The Castle on the Hill (by Elizabeth Goudge)

It's years since I last read this book, one of my teenage favourites. It's long out of print now, but often available at charity shops or online places like Amazon UK which have a second-hand section.

Elizabeth Goudge's books are gentle, character-driven stories which I find I have to read deliberately slowly, or I miss a great deal of her observations. 'The Castle on the Hill' is about Miss Brown, who is forty-ish, and has lost her home and livelihood in World War II. She comes across Jo Isaacson, who is fifty-ish, a Jewish refugee, a brilliant violinst, and almost suicidal.

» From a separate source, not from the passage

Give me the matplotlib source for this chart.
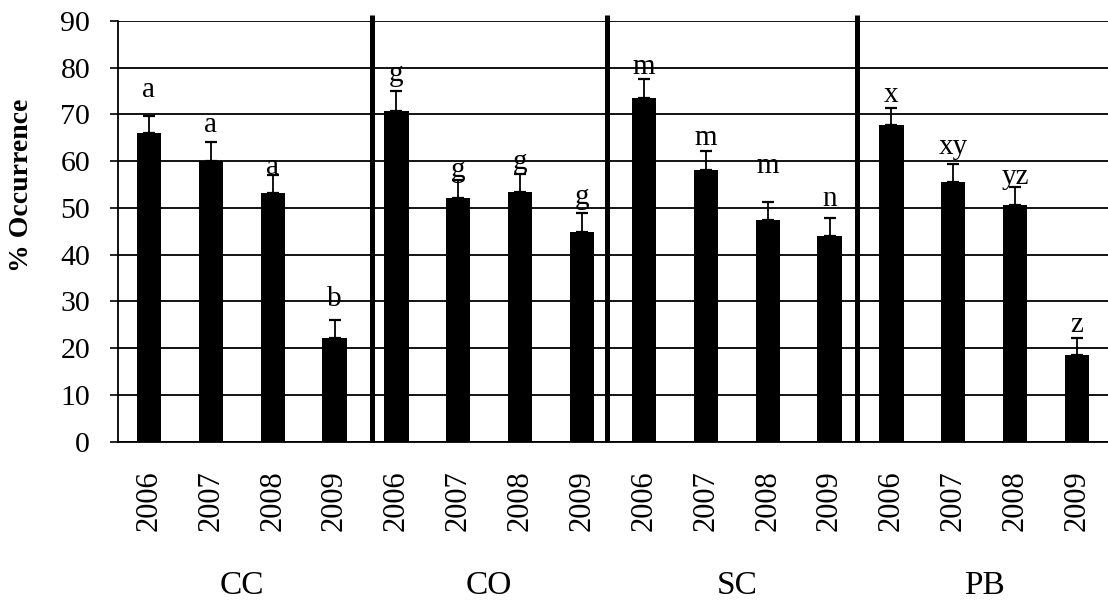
import matplotlib
matplotlib.use("Agg")
import matplotlib.pyplot as plt
import numpy as np

plt.rcParams['font.family'] = ['Liberation Serif', 'DejaVu Serif']

groups = ["CC", "CO", "SC", "PB"]
years = ["2006", "2007", "2008", "2009"]

cc_vals = [66.0, 60.0, 53.2, 22.2]
co_vals = [70.8, 52.2, 53.4, 44.9]
sc_vals = [73.5, 58.2, 47.5, 43.9]
pb_vals = [67.7, 55.5, 50.6, 18.6]

cc_err = [3.7, 4.0, 3.9, 3.9]
co_err = [4.2, 3.7, 3.9, 4.0]
sc_err = [4.0, 3.9, 3.8, 3.9]
pb_err = [3.7, 3.9, 3.8, 3.6]

cc_letters = ["a", "a", "a", "b"]
co_letters = ["g", "g", "g", "g"]
sc_letters = ["m", "m", "m", "n"]
pb_letters = ["x", "xy", "yz", "z"]

cc_label_y = [75.2, 67.7, 58.7, 30.6]
co_label_y = [78.7, 58.1, 59.9, 52.3]
sc_label_y = [80.2, 64.9, 59.0, 51.9]
pb_label_y = [74.2, 63.1, 56.7, 24.9]

values = cc_vals + co_vals + sc_vals + pb_vals
errors = cc_err + co_err + sc_err + pb_err
letters = cc_letters + co_letters + sc_letters + pb_letters
label_y = cc_label_y + co_label_y + sc_label_y + pb_label_y
xlabels = years * len(groups)

fig = plt.figure(figsize=(11.08, 6.0), dpi=100)
ax = fig.add_axes([118 / 1108, 1 - 441.5 / 600, 990 / 1108, 420.5 / 600])

x = np.arange(len(values))
ax.set_xlim(-0.5, len(values) - 0.5)
ax.set_ylim(0, 90)

ax.set_yticks(np.arange(0, 91, 10))
ax.yaxis.grid(True, color='black', linewidth=1.3)
ax.set_axisbelow(True)

ax.bar(x, values, width=0.39, color='black', zorder=3)
ax.errorbar(x, values, yerr=[np.zeros(len(errors)), errors], fmt='none',
            ecolor='black', elinewidth=1.3, capsize=4.5, capthick=1.6, zorder=4)

for xi, lab, ly in zip(x, letters, label_y):
    ax.text(xi, ly, lab, ha='center', va='center', fontsize=21, zorder=5)

# group separators
for sx in [3.6, 7.4, 11.45]:
    ax.plot([sx, sx], [0, 91.2], color='black', linewidth=3.6, clip_on=False,
            solid_capstyle='butt', zorder=4)

for s in ['top', 'right']:
    ax.spines[s].set_visible(False)
ax.spines['left'].set_linewidth(1.3)
ax.spines['bottom'].set_linewidth(1.3)

ax.set_xticks(x)
ax.set_xticklabels(xlabels, rotation=90, fontsize=22)
ax.tick_params(axis='x', length=0, pad=21)
ax.tick_params(axis='y', direction='out', length=6, width=1.2, pad=14, labelsize=21.5)

ax.set_ylabel("% Occurrence", fontsize=20, fontweight='bold')
ax.yaxis.set_label_coords(-0.085, 0.61)

for gi, g in enumerate(groups):
    ax.text(gi * 4 + 1.5, -0.344, g, transform=ax.get_xaxis_transform(),
            ha='center', va='center', fontsize=24)

fig.savefig("out.png", dpi=100)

Then there are the delightful sisters with the unlikely names of Moppet and Poppet, aged six and four, who are Cockney children brought up very 'nicely', and who adore the story of Peter Rabbit.

These diverse characters and others are brought together by the historian Mr Birley, who lives in a small castle in Torhaven with two great-nephews. They all find peace and a haven from their fears and worries; yet there is still some violence in their lives: bereavement and tragedy, as was almost commonplace during the war.

The characterisation is very good, as always with this author's work. The story is long-winded in places, but the descriptions are good. I found it compulsive reading once I had got past the first couple of chapters: it was clear that horrors were going to occur, yet they were so sensitively handled that I found myself with a tear in my eye rather than feeling disgust of any sort.

Hope for the future is given despite present difficulties and tragedies; the ending was very encouraging on the whole. Recommended.